### Raw records ###

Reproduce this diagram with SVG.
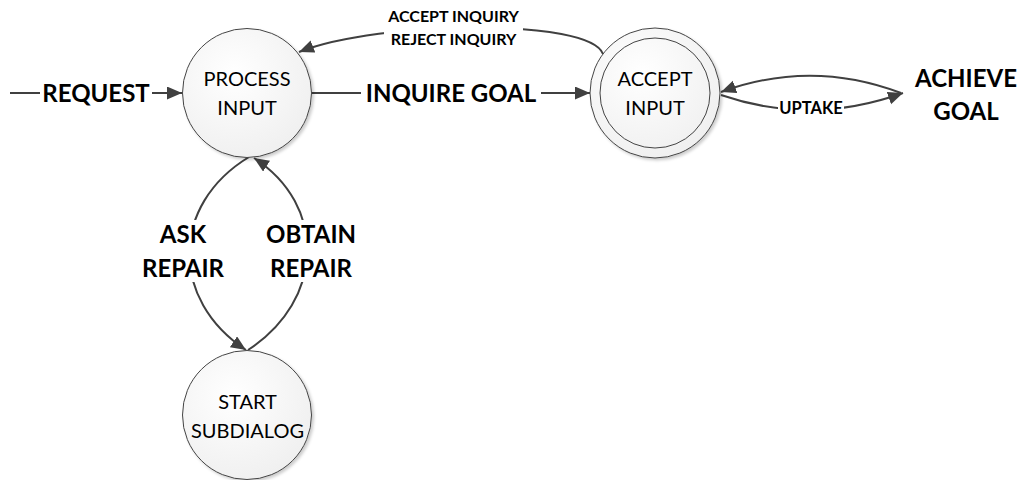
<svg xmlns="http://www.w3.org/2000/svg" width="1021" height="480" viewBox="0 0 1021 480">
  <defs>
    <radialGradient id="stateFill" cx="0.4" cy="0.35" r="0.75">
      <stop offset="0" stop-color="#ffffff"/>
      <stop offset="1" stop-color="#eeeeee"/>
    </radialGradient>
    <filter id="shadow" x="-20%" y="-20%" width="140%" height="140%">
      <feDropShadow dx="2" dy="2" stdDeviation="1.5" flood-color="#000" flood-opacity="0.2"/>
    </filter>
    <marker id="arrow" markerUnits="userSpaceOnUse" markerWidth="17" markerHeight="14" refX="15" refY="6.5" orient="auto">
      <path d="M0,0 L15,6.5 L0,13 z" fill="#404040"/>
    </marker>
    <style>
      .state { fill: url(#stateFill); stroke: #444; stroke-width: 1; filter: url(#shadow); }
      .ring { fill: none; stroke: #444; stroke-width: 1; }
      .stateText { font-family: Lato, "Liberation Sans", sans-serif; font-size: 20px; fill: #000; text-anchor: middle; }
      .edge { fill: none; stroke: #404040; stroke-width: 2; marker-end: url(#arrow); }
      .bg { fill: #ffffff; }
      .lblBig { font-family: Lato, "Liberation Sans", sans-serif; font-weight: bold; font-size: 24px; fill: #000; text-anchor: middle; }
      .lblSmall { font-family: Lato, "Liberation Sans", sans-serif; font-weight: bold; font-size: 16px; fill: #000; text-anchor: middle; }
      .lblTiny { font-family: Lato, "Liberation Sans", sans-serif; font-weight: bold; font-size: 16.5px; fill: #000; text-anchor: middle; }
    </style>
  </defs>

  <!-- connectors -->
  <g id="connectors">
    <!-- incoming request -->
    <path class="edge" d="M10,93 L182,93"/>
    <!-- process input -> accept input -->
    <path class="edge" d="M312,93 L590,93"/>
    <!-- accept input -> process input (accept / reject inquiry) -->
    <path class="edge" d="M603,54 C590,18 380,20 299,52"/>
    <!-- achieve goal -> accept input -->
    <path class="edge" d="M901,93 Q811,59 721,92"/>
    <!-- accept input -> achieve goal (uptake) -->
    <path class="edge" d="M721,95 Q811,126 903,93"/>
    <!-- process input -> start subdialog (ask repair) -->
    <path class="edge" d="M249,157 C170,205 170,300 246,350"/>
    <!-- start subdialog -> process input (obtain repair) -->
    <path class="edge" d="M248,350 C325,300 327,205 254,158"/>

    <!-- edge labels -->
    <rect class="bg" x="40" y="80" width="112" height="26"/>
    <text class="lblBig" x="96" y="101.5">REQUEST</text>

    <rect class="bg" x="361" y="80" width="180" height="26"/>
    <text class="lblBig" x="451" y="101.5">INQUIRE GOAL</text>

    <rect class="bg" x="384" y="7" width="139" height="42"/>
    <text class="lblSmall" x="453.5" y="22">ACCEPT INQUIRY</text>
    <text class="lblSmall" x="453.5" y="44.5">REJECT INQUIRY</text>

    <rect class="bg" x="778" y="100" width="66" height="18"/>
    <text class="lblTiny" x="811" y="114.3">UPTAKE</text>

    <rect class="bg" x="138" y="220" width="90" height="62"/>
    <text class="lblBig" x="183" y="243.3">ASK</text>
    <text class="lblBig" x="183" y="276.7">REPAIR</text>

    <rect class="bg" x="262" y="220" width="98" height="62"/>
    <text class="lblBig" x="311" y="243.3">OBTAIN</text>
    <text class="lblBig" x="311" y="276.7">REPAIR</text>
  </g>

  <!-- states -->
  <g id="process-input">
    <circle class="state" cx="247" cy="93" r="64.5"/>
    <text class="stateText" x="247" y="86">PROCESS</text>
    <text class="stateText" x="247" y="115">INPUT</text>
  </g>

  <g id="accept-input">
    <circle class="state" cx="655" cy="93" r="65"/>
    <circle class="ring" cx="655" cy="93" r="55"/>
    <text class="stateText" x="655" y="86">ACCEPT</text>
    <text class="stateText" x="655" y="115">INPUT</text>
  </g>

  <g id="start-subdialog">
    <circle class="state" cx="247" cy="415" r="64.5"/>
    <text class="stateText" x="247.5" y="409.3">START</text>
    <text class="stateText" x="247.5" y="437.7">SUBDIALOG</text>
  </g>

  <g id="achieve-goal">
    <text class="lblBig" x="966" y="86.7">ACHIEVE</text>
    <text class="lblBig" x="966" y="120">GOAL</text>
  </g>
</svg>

###
### Raw records ###

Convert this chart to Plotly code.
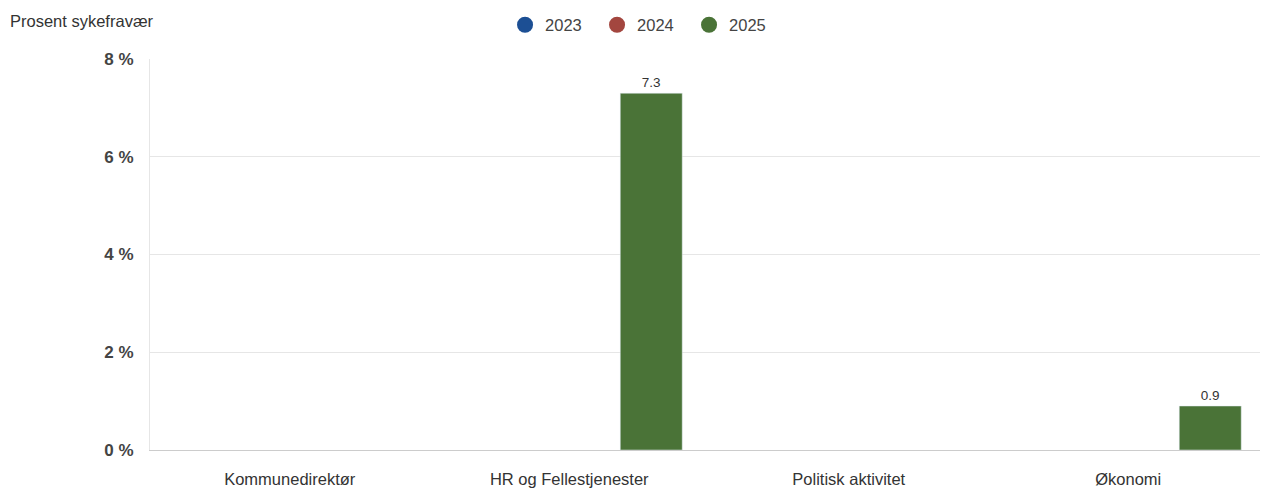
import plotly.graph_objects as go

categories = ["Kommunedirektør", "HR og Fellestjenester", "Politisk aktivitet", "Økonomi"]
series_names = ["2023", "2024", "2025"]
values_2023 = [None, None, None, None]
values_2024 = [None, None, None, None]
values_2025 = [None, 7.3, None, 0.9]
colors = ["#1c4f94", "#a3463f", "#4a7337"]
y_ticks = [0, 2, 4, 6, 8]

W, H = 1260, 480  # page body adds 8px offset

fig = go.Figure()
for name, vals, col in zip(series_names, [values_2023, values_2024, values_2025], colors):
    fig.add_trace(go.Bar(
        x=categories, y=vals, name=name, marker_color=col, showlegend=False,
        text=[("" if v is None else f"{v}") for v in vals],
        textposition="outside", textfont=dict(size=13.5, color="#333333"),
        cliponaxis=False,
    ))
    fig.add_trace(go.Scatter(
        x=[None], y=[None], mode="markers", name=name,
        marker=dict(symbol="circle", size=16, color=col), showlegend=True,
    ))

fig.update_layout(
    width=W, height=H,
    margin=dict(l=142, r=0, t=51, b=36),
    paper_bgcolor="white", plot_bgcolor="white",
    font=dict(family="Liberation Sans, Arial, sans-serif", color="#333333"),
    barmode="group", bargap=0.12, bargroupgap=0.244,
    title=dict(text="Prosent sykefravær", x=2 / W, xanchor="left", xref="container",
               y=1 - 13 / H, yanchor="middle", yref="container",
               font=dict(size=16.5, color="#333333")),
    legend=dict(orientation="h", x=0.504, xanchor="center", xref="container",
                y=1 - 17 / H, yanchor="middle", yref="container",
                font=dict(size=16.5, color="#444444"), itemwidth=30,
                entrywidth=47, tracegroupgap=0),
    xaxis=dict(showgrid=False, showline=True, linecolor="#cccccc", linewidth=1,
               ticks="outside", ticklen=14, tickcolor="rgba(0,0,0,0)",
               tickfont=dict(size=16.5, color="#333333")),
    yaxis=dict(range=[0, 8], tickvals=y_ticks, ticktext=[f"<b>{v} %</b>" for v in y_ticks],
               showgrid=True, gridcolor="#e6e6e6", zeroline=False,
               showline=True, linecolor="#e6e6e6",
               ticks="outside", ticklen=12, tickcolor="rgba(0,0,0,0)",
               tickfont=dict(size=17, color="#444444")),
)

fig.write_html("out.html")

###

• [Aim] Print everything from the line with "Convert this chart to Plotly code." down to the line with "y_ticks = [0, 2, 4, 6, 8]" in the entries above, both lines included and nothing more, without the pictures.

• [Complete output]
Convert this chart to Plotly code.
import plotly.graph_objects as go

categories = ["Kommunedirektør", "HR og Fellestjenester", "Politisk aktivitet", "Økonomi"]
series_names = ["2023", "2024", "2025"]
values_2023 = [None, None, None, None]
values_2024 = [None, None, None, None]
values_2025 = [None, 7.3, None, 0.9]
colors = ["#1c4f94", "#a3463f", "#4a7337"]
y_ticks = [0, 2, 4, 6, 8]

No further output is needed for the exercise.